• [WRITTEN TASK]:
Without including any images, repeat the data exactly.

• [EXERCISE DATA]:
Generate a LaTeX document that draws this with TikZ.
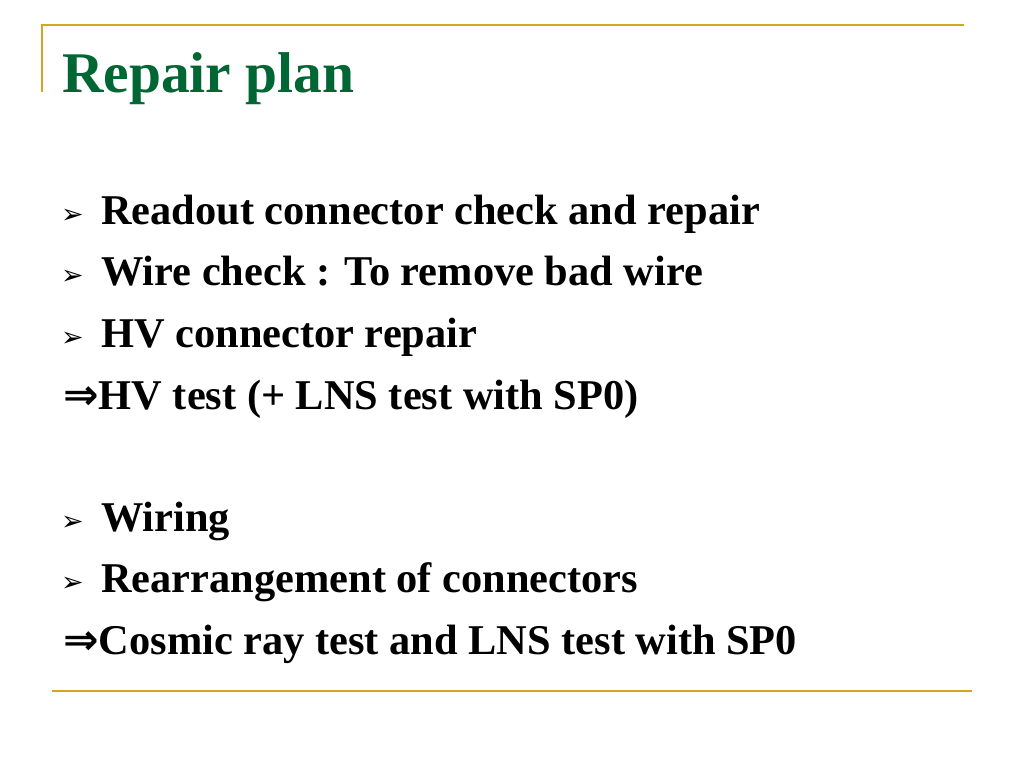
\documentclass[tikz,border=0pt]{standalone}
\usepackage{fontspec}
\setmainfont{Liberation Serif}
\newfontfamily\symfont{DejaVu Sans}
\definecolor{rulegold}{RGB}{212,166,38}
\definecolor{titlegreen}{RGB}{0,102,51}
\tikzset{
  rule/.style={rulegold, line width=2.5pt},
  heading/.style={anchor=base west, inner sep=0pt, text=titlegreen,
    font=\fontsize{57.5}{69}\selectfont\bfseries},
  item/.style={anchor=base west, inner sep=0pt,
    font=\fontsize{42.4}{51}\selectfont\bfseries},
  bulletglyph/.style={anchor=base west, inner sep=0pt,
    font=\symfont\fontsize{27}{32}\selectfont}
}
\begin{document}
\begin{tikzpicture}[x=1pt,y=-1pt]
    \useasboundingbox (0,0) rectangle (1024,768);
    % frame lines
    \draw[rule] (42,92) -- (42,25) -- (964,25);
    \draw[rule] (52,691) -- (972,691);
    \node[heading] (title) at (62,92) {Repair plan};
    % bullet items
    \foreach \y/\txt [count=\i] in {224/{Readout connector check and repair},
                                    285/{Wire check : To remove bad wire},
                                    347/{HV connector repair},
                                    531/{Wiring},
                                    592/{Rearrangement of connectors}} {
      \node[bulletglyph] (b\i) at (61,\y-1) {➢};
      \node[item] (t\i) at (101,\y) {\txt};
    }
    % results
    \node[item] (r1) at (63,409) {{\symfont ⇒}HV test (+ LNS test with SP0)};
    \node[item] (r2) at (63,654) {{\symfont ⇒}Cosmic ray test and LNS test with SP0};
\end{tikzpicture}
\end{document}
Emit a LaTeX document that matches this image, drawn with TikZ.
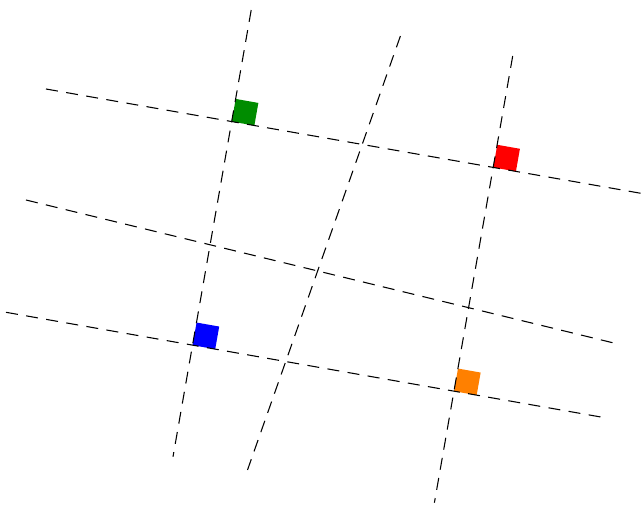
\documentclass[tikz,border=0pt]{standalone}
\begin{document}
\begin{tikzpicture}[x=0.75pt,y=-0.75pt,
  gridline/.style={black,line width=0.8pt,dash pattern=on 9pt off 6.3pt}]
\useasboundingbox (0,0) rectangle (642,505);
% end points of the lines
\coordinate (h1a) at (46,89);   \coordinate (h1b) at (642,193.5);
\coordinate (h2a) at (26,200);  \coordinate (h2b) at (615,343.3);
\coordinate (h3a) at (6,312.3); \coordinate (h3b) at (602.5,417.3);
\coordinate (v1a) at (251.2,10);  \coordinate (v1b) at (173,456.7);
\coordinate (v2a) at (400.4,36);  \coordinate (v2b) at (247.5,470);
\coordinate (v3a) at (512.7,56);  \coordinate (v3b) at (434.4,502.7);
% corners of the squares
\coordinate (cg) at (intersection of h1a--h1b and v1a--v1b);
\coordinate (cr) at (intersection of h1a--h1b and v3a--v3b);
\coordinate (cb) at (intersection of h3a--h3b and v1a--v1b);
\coordinate (co) at (intersection of h3a--h3b and v3a--v3b);
\fill[green!55!black,rotate around={-10:(cg)}] (cg) rectangle ++(23,-23);
\fill[red,rotate around={-10:(cr)}] (cr) rectangle ++(23,-23);
\fill[blue,rotate around={-10:(cb)}] (cb) rectangle ++(23,-23);
\fill[orange,rotate around={-10:(co)}] (co) rectangle ++(23,-23);
% lines
\draw[gridline] (h1a) -- (h1b);
\draw[gridline] (h2a) -- (h2b);
\draw[gridline] (h3a) -- (h3b);
\draw[gridline] (v1a) -- (v1b);
\draw[gridline] (v2a) -- (v2b);
\draw[gridline] (v3a) -- (v3b);
\end{tikzpicture}
\end{document}
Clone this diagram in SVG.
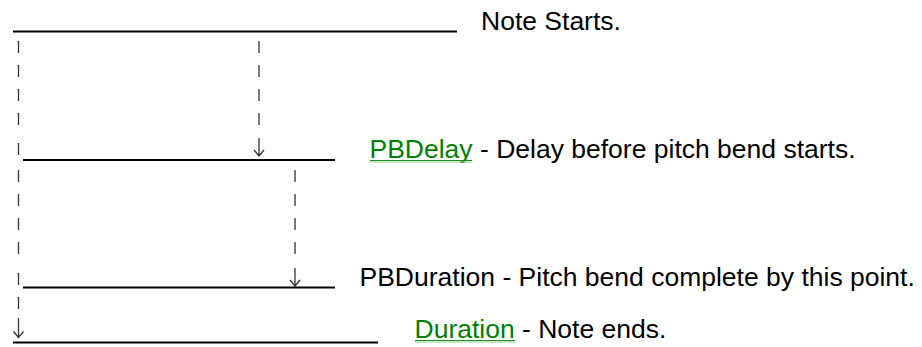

• [WRITTEN REPLY]:
Generate a LaTeX document that draws this with TikZ.
\documentclass[tikz,border=0pt]{standalone}
\usepackage{fontspec}
\setmainfont{Liberation Serif}
\newfontfamily\symfont{DejaVu Sans}
\definecolor{rulegold}{RGB}{212,166,38}
\definecolor{titlegreen}{RGB}{0,102,51}
\tikzset{
  rule/.style={rulegold, line width=2.5pt},
  heading/.style={anchor=base west, inner sep=0pt, text=titlegreen,
    font=\fontsize{57.5}{69}\selectfont\bfseries},
  item/.style={anchor=base west, inner sep=0pt,
    font=\fontsize{42.4}{51}\selectfont\bfseries},
  bulletglyph/.style={anchor=base west, inner sep=0pt,
    font=\symfont\fontsize{27}{32}\selectfont}
}
\begin{document}
\begin{tikzpicture}[x=1pt,y=-1pt]
    \useasboundingbox (0,0) rectangle (1024,768);
    % frame lines
    \draw[rule] (42,92) -- (42,25) -- (964,25);
    \draw[rule] (52,691) -- (972,691);
    \node[heading] (title) at (62,92) {Repair plan};
    % bullet items
    \foreach \y/\txt [count=\i] in {224/{Readout connector check and repair},
                                    285/{Wire check : To remove bad wire},
                                    347/{HV connector repair},
                                    531/{Wiring},
                                    592/{Rearrangement of connectors}} {
      \node[bulletglyph] (b\i) at (61,\y-1) {➢};
      \node[item] (t\i) at (101,\y) {\txt};
    }
    % results
    \node[item] (r1) at (63,409) {{\symfont ⇒}HV test (+ LNS test with SP0)};
    \node[item] (r2) at (63,654) {{\symfont ⇒}Cosmic ray test and LNS test with SP0};
\end{tikzpicture}
\end{document}
Emit a LaTeX document that matches this image, drawn with TikZ.
\documentclass[tikz,border=0pt]{standalone}
\begin{document}
\begin{tikzpicture}[x=0.75pt,y=-0.75pt,
  gridline/.style={black,line width=0.8pt,dash pattern=on 9pt off 6.3pt}]
\useasboundingbox (0,0) rectangle (642,505);
% end points of the lines
\coordinate (h1a) at (46,89);   \coordinate (h1b) at (642,193.5);
\coordinate (h2a) at (26,200);  \coordinate (h2b) at (615,343.3);
\coordinate (h3a) at (6,312.3); \coordinate (h3b) at (602.5,417.3);
\coordinate (v1a) at (251.2,10);  \coordinate (v1b) at (173,456.7);
\coordinate (v2a) at (400.4,36);  \coordinate (v2b) at (247.5,470);
\coordinate (v3a) at (512.7,56);  \coordinate (v3b) at (434.4,502.7);
% corners of the squares
\coordinate (cg) at (intersection of h1a--h1b and v1a--v1b);
\coordinate (cr) at (intersection of h1a--h1b and v3a--v3b);
\coordinate (cb) at (intersection of h3a--h3b and v1a--v1b);
\coordinate (co) at (intersection of h3a--h3b and v3a--v3b);
\fill[green!55!black,rotate around={-10:(cg)}] (cg) rectangle ++(23,-23);
\fill[red,rotate around={-10:(cr)}] (cr) rectangle ++(23,-23);
\fill[blue,rotate around={-10:(cb)}] (cb) rectangle ++(23,-23);
\fill[orange,rotate around={-10:(co)}] (co) rectangle ++(23,-23);
% lines
\draw[gridline] (h1a) -- (h1b);
\draw[gridline] (h2a) -- (h2b);
\draw[gridline] (h3a) -- (h3b);
\draw[gridline] (v1a) -- (v1b);
\draw[gridline] (v2a) -- (v2b);
\draw[gridline] (v3a) -- (v3b);
\end{tikzpicture}
\end{document}
Clone this diagram in SVG.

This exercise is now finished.